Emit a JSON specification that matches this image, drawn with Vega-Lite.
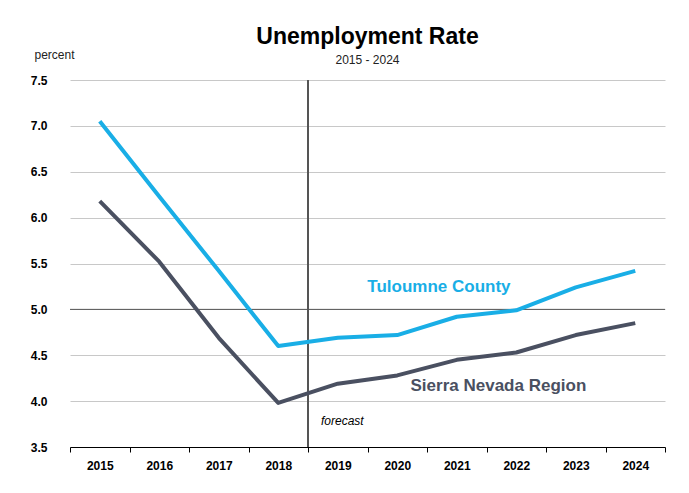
{
  "$schema": "https://vega.github.io/schema/vega-lite/v6.json",
  "width": 595,
  "height": 367,
  "autosize": {"type": "none"},
  "padding": {"left": 70, "top": 80, "right": 24, "bottom": 46},
  "background": "white",
  "title": {
    "text": "Unemployment Rate",
    "subtitle": "2015 - 2024",
    "font": "Liberation Sans",
    "fontSize": 23,
    "fontWeight": "bold",
    "color": "black",
    "subtitleFont": "Liberation Sans",
    "subtitleFontSize": 12,
    "subtitleColor": "#222",
    "subtitlePadding": 6,
    "anchor": "middle",
    "offset": -18
  },
  "config": {
    "view": {"stroke": null},
    "axis": {"labelFont": "Liberation Sans", "titleFont": "Liberation Sans"}
  },
  "datasets": {
    "rates": [
      {"year": 2015, "series": "Tuloumne County", "rate": 7.05},
      {"year": 2016, "series": "Tuloumne County", "rate": 6.23},
      {"year": 2017, "series": "Tuloumne County", "rate": 5.42},
      {"year": 2018, "series": "Tuloumne County", "rate": 4.6},
      {"year": 2019, "series": "Tuloumne County", "rate": 4.69},
      {"year": 2020, "series": "Tuloumne County", "rate": 4.72},
      {"year": 2021, "series": "Tuloumne County", "rate": 4.92},
      {"year": 2022, "series": "Tuloumne County", "rate": 4.99},
      {"year": 2023, "series": "Tuloumne County", "rate": 5.24},
      {"year": 2024, "series": "Tuloumne County", "rate": 5.42},
      {"year": 2015, "series": "Sierra Nevada Region", "rate": 6.18},
      {"year": 2016, "series": "Sierra Nevada Region", "rate": 5.52},
      {"year": 2017, "series": "Sierra Nevada Region", "rate": 4.69},
      {"year": 2018, "series": "Sierra Nevada Region", "rate": 3.98},
      {"year": 2019, "series": "Sierra Nevada Region", "rate": 4.19},
      {"year": 2020, "series": "Sierra Nevada Region", "rate": 4.28},
      {"year": 2021, "series": "Sierra Nevada Region", "rate": 4.45},
      {"year": 2022, "series": "Sierra Nevada Region", "rate": 4.53},
      {"year": 2023, "series": "Sierra Nevada Region", "rate": 4.72},
      {"year": 2024, "series": "Sierra Nevada Region", "rate": 4.85}
    ],
    "labels": [
      {"year": 2021, "rate": 5.24, "label": "Tuloumne County", "series": "Tuloumne County"},
      {"year": 2022, "rate": 4.17, "label": "Sierra Nevada Region", "series": "Sierra Nevada Region"}
    ],
    "forecast": [
      {"year": 2018, "rate": 3.78, "label": "forecast"}
    ],
    "ref": [
      {"rate": 5.0}
    ]
  },
  "encoding": {
    "x": {
      "field": "year",
      "type": "ordinal",
      "scale": {"type": "band", "paddingInner": 0, "paddingOuter": 0, "domain": [2015, 2016, 2017, 2018, 2019, 2020, 2021, 2022, 2023, 2024]},
      "axis": {
        "title": null,
        "labelAngle": 0,
        "labelFontSize": 12,
        "labelFontWeight": "bold",
        "labelColor": "black",
        "labelPadding": 8,
        "domainColor": "black",
        "domainWidth": 1,
        "tickColor": "black",
        "tickSize": 5,
        "tickBand": "extent",
        "grid": false
      }
    }
  },
  "layer": [
    {
      "data": {"name": "ref"},
      "mark": {"type": "rule", "color": "#555555", "strokeWidth": 1},
      "encoding": {
        "x": null,
        "y": {"field": "rate", "type": "quantitative", "scale": {"domain": [3.5, 7.5]}}
      }
    },
    {
      "data": {"name": "forecast"},
      "mark": {"type": "rule", "color": "#555555", "strokeWidth": 2},
      "encoding": {
        "x": {"field": "year", "type": "ordinal", "bandPosition": 1}
      }
    },
    {
      "data": {"name": "forecast"},
      "mark": {"type": "text", "font": "Liberation Sans", "fontSize": 12, "fontStyle": "italic", "align": "left", "baseline": "middle", "dx": 13, "color": "black"},
      "encoding": {
        "x": {"field": "year", "type": "ordinal", "bandPosition": 1},
        "y": {"field": "rate", "type": "quantitative"},
        "text": {"field": "label"}
      }
    },
    {
      "data": {"name": "rates"},
      "mark": {"type": "line", "strokeWidth": 4, "strokeJoin": "round"},
      "encoding": {
        "x": {"field": "year", "type": "ordinal", "bandPosition": 0.5},
        "y": {
          "field": "rate",
          "type": "quantitative",
          "scale": {"domain": [3.5, 7.5], "nice": false, "zero": false},
          "axis": {
            "values": [3.5, 4, 4.5, 5, 5.5, 6, 6.5, 7, 7.5],
            "format": ".1f",
            "title": "percent",
            "titleAngle": 0,
            "titleAlign": "left",
            "titleBaseline": "middle",
            "titleX": -36,
            "titleY": -26,
            "titleFontSize": 12,
            "titleFontWeight": "normal",
            "titleColor": "#222",
            "labelFontSize": 12,
            "labelFontWeight": "bold",
            "labelColor": "black",
            "labelPadding": 23,
            "domain": false,
            "ticks": false,
            "grid": true,
            "gridColor": "#C8C8C8",
            "gridWidth": 1
          }
        },
        "color": {
          "field": "series",
          "type": "nominal",
          "scale": {"domain": ["Tuloumne County", "Sierra Nevada Region"], "range": ["#19AEE6", "#4A5061"]},
          "legend": null
        }
      }
    },
    {
      "data": {"name": "labels"},
      "mark": {"type": "text", "font": "Liberation Sans", "fontSize": 17, "fontWeight": "bold", "align": "center", "baseline": "middle"},
      "encoding": {
        "x": {"field": "year", "type": "ordinal", "bandPosition": 0.2},
        "y": {"field": "rate", "type": "quantitative"},
        "text": {"field": "label"},
        "color": {"field": "series", "type": "nominal", "legend": null}
      }
    }
  ]
}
--------------------
• **DIRECTIONS FOR THIS TASK**: Pictures in the data above should not be copied; transcribe everything else exactly.

• **TASK RESULT**:
Emit a JSON specification that matches this image, drawn with Vega-Lite.
{
  "$schema": "https://vega.github.io/schema/vega-lite/v6.json",
  "width": 595,
  "height": 367,
  "autosize": {"type": "none"},
  "padding": {"left": 70, "top": 80, "right": 24, "bottom": 46},
  "background": "white",
  "title": {
    "text": "Unemployment Rate",
    "subtitle": "2015 - 2024",
    "font": "Liberation Sans",
    "fontSize": 23,
    "fontWeight": "bold",
    "color": "black",
    "subtitleFont": "Liberation Sans",
    "subtitleFontSize": 12,
    "subtitleColor": "#222",
    "subtitlePadding": 6,
    "anchor": "middle",
    "offset": -18
  },
  "config": {
    "view": {"stroke": null},
    "axis": {"labelFont": "Liberation Sans", "titleFont": "Liberation Sans"}
  },
  "datasets": {
    "rates": [
      {"year": 2015, "series": "Tuloumne County", "rate": 7.05},
      {"year": 2016, "series": "Tuloumne County", "rate": 6.23},
      {"year": 2017, "series": "Tuloumne County", "rate": 5.42},
      {"year": 2018, "series": "Tuloumne County", "rate": 4.6},
      {"year": 2019, "series": "Tuloumne County", "rate": 4.69},
      {"year": 2020, "series": "Tuloumne County", "rate": 4.72},
      {"year": 2021, "series": "Tuloumne County", "rate": 4.92},
      {"year": 2022, "series": "Tuloumne County", "rate": 4.99},
      {"year": 2023, "series": "Tuloumne County", "rate": 5.24},
      {"year": 2024, "series": "Tuloumne County", "rate": 5.42},
      {"year": 2015, "series": "Sierra Nevada Region", "rate": 6.18},
      {"year": 2016, "series": "Sierra Nevada Region", "rate": 5.52},
      {"year": 2017, "series": "Sierra Nevada Region", "rate": 4.69},
      {"year": 2018, "series": "Sierra Nevada Region", "rate": 3.98},
      {"year": 2019, "series": "Sierra Nevada Region", "rate": 4.19},
      {"year": 2020, "series": "Sierra Nevada Region", "rate": 4.28},
      {"year": 2021, "series": "Sierra Nevada Region", "rate": 4.45},
      {"year": 2022, "series": "Sierra Nevada Region", "rate": 4.53},
      {"year": 2023, "series": "Sierra Nevada Region", "rate": 4.72},
      {"year": 2024, "series": "Sierra Nevada Region", "rate": 4.85}
    ],
    "labels": [
      {"year": 2021, "rate": 5.24, "label": "Tuloumne County", "series": "Tuloumne County"},
      {"year": 2022, "rate": 4.17, "label": "Sierra Nevada Region", "series": "Sierra Nevada Region"}
    ],
    "forecast": [
      {"year": 2018, "rate": 3.78, "label": "forecast"}
    ],
    "ref": [
      {"rate": 5.0}
    ]
  },
  "encoding": {
    "x": {
      "field": "year",
      "type": "ordinal",
      "scale": {"type": "band", "paddingInner": 0, "paddingOuter": 0, "domain": [2015, 2016, 2017, 2018, 2019, 2020, 2021, 2022, 2023, 2024]},
      "axis": {
        "title": null,
        "labelAngle": 0,
        "labelFontSize": 12,
        "labelFontWeight": "bold",
        "labelColor": "black",
        "labelPadding": 8,
        "domainColor": "black",
        "domainWidth": 1,
        "tickColor": "black",
        "tickSize": 5,
        "tickBand": "extent",
        "grid": false
      }
    }
  },
  "layer": [
    {
      "data": {"name": "ref"},
      "mark": {"type": "rule", "color": "#555555", "strokeWidth": 1},
      "encoding": {
        "x": null,
        "y": {"field": "rate", "type": "quantitative", "scale": {"domain": [3.5, 7.5]}}
      }
    },
    {
      "data": {"name": "forecast"},
      "mark": {"type": "rule", "color": "#555555", "strokeWidth": 2},
      "encoding": {
        "x": {"field": "year", "type": "ordinal", "bandPosition": 1}
      }
    },
    {
      "data": {"name": "forecast"},
      "mark": {"type": "text", "font": "Liberation Sans", "fontSize": 12, "fontStyle": "italic", "align": "left", "baseline": "middle", "dx": 13, "color": "black"},
      "encoding": {
        "x": {"field": "year", "type": "ordinal", "bandPosition": 1},
        "y": {"field": "rate", "type": "quantitative"},
        "text": {"field": "label"}
      }
    },
    {
      "data": {"name": "rates"},
      "mark": {"type": "line", "strokeWidth": 4, "strokeJoin": "round"},
      "encoding": {
        "x": {"field": "year", "type": "ordinal", "bandPosition": 0.5},
        "y": {
          "field": "rate",
          "type": "quantitative",
          "scale": {"domain": [3.5, 7.5], "nice": false, "zero": false},
          "axis": {
            "values": [3.5, 4, 4.5, 5, 5.5, 6, 6.5, 7, 7.5],
            "format": ".1f",
            "title": "percent",
            "titleAngle": 0,
            "titleAlign": "left",
            "titleBaseline": "middle",
            "titleX": -36,
            "titleY": -26,
            "titleFontSize": 12,
            "titleFontWeight": "normal",
            "titleColor": "#222",
            "labelFontSize": 12,
            "labelFontWeight": "bold",
            "labelColor": "black",
            "labelPadding": 23,
            "domain": false,
            "ticks": false,
            "grid": true,
            "gridColor": "#C8C8C8",
            "gridWidth": 1
          }
        },
        "color": {
          "field": "series",
          "type": "nominal",
          "scale": {"domain": ["Tuloumne County", "Sierra Nevada Region"], "range": ["#19AEE6", "#4A5061"]},
          "legend": null
        }
      }
    },
    {
      "data": {"name": "labels"},
      "mark": {"type": "text", "font": "Liberation Sans", "fontSize": 17, "fontWeight": "bold", "align": "center", "baseline": "middle"},
      "encoding": {
        "x": {"field": "year", "type": "ordinal", "bandPosition": 0.2},
        "y": {"field": "rate", "type": "quantitative"},
        "text": {"field": "label"},
        "color": {"field": "series", "type": "nominal", "legend": null}
      }
    }
  ]
}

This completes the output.